_Task directions:_ Return precisely the span of lines from the top of the material below to the line containing "222, 225, 231];", both included. Pictures are excluded.

_Information supplied:_

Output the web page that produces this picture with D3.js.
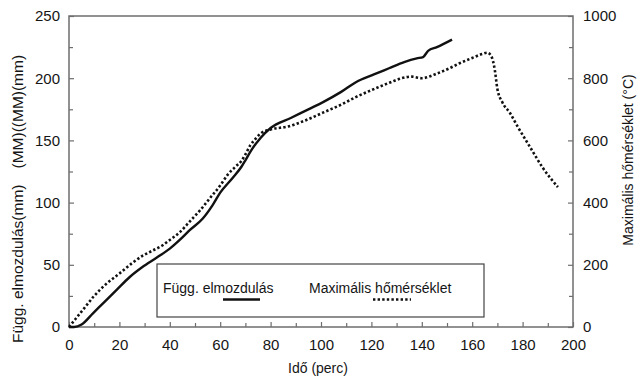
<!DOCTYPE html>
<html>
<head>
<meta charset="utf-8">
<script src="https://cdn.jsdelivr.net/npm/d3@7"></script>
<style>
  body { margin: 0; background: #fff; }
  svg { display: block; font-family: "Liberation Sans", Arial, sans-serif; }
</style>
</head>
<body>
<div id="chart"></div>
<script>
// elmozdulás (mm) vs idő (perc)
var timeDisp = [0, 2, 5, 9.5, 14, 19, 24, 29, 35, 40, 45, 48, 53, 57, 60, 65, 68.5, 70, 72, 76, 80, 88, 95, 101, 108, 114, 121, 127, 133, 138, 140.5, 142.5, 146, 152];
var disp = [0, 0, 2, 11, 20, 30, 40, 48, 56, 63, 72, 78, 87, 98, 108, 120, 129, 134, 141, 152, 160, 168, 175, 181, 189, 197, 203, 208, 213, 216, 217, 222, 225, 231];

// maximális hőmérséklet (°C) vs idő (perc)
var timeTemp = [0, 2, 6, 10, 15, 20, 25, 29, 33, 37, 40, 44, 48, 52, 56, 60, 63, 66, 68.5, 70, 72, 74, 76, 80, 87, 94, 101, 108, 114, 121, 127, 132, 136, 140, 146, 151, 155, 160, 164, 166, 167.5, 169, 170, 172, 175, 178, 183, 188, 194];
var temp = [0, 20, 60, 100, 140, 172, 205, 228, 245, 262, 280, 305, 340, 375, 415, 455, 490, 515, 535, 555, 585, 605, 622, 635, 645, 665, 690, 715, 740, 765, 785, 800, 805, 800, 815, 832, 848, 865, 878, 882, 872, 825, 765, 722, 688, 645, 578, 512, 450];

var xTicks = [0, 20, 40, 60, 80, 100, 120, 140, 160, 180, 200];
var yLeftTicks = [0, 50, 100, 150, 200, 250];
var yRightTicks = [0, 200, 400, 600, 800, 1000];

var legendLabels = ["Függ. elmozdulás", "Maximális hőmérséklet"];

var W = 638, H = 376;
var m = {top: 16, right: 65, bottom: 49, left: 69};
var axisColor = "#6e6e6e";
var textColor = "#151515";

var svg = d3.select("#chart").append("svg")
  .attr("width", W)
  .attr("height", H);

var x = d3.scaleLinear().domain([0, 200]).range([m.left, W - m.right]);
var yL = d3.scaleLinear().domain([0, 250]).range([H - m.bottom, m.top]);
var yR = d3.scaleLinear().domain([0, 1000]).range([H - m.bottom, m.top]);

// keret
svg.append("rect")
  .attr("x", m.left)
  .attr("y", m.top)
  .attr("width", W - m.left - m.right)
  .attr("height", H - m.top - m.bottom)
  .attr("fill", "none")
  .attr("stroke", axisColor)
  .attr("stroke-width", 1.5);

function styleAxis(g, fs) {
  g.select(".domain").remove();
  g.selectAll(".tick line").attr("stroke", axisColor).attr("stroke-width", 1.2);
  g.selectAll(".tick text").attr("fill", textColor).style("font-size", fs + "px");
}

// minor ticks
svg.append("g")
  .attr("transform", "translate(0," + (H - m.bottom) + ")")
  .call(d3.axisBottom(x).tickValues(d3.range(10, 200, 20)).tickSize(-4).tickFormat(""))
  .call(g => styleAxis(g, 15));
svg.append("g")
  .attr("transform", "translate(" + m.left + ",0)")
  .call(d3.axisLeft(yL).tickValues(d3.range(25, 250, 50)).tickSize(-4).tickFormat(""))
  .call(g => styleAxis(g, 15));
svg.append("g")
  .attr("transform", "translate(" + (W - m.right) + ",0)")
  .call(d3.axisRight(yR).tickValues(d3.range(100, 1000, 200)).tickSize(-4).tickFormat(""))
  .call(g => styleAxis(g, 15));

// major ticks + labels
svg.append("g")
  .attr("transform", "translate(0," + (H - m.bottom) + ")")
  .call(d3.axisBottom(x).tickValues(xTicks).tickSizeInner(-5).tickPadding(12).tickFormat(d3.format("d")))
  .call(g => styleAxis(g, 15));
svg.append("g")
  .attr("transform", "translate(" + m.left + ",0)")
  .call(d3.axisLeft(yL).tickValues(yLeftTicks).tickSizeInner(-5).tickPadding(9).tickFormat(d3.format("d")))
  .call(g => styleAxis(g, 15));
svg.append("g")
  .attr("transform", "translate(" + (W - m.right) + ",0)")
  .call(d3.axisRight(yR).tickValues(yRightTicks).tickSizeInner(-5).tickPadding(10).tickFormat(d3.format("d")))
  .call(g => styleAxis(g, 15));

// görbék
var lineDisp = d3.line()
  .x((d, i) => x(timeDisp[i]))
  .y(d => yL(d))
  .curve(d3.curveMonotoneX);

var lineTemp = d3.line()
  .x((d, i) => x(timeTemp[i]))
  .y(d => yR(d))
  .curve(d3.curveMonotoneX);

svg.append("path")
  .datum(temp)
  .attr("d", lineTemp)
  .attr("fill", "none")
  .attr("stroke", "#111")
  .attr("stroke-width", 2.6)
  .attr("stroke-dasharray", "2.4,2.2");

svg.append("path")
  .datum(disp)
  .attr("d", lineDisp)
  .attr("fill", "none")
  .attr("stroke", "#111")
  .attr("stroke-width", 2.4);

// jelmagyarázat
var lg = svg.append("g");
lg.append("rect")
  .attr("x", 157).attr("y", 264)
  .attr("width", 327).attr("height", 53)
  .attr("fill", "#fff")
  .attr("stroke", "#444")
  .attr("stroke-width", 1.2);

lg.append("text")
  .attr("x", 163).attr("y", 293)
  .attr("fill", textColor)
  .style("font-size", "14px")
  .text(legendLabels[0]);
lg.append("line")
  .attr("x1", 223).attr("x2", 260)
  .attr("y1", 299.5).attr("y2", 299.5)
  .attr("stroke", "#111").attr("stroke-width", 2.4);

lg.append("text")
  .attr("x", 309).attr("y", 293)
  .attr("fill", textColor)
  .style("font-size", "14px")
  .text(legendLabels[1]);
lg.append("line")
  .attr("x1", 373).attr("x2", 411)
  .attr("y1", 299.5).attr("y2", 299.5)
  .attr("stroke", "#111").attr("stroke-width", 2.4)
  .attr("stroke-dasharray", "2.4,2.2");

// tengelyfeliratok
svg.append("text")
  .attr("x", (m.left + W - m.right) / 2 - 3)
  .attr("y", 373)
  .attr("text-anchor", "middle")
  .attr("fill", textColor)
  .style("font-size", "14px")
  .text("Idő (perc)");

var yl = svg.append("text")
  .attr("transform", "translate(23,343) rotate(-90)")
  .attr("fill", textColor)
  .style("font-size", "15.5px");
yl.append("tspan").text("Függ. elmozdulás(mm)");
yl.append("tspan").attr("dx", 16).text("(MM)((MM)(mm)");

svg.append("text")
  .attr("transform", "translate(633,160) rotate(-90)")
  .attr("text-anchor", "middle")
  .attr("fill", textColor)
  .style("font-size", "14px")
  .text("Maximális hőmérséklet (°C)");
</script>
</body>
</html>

_Task answer:_
Output the web page that produces this picture with D3.js.
<!DOCTYPE html>
<html>
<head>
<meta charset="utf-8">
<script src="https://cdn.jsdelivr.net/npm/d3@7"></script>
<style>
  body { margin: 0; background: #fff; }
  svg { display: block; font-family: "Liberation Sans", Arial, sans-serif; }
</style>
</head>
<body>
<div id="chart"></div>
<script>
// elmozdulás (mm) vs idő (perc)
var timeDisp = [0, 2, 5, 9.5, 14, 19, 24, 29, 35, 40, 45, 48, 53, 57, 60, 65, 68.5, 70, 72, 76, 80, 88, 95, 101, 108, 114, 121, 127, 133, 138, 140.5, 142.5, 146, 152];
var disp = [0, 0, 2, 11, 20, 30, 40, 48, 56, 63, 72, 78, 87, 98, 108, 120, 129, 134, 141, 152, 160, 168, 175, 181, 189, 197, 203, 208, 213, 216, 217, 222, 225, 231];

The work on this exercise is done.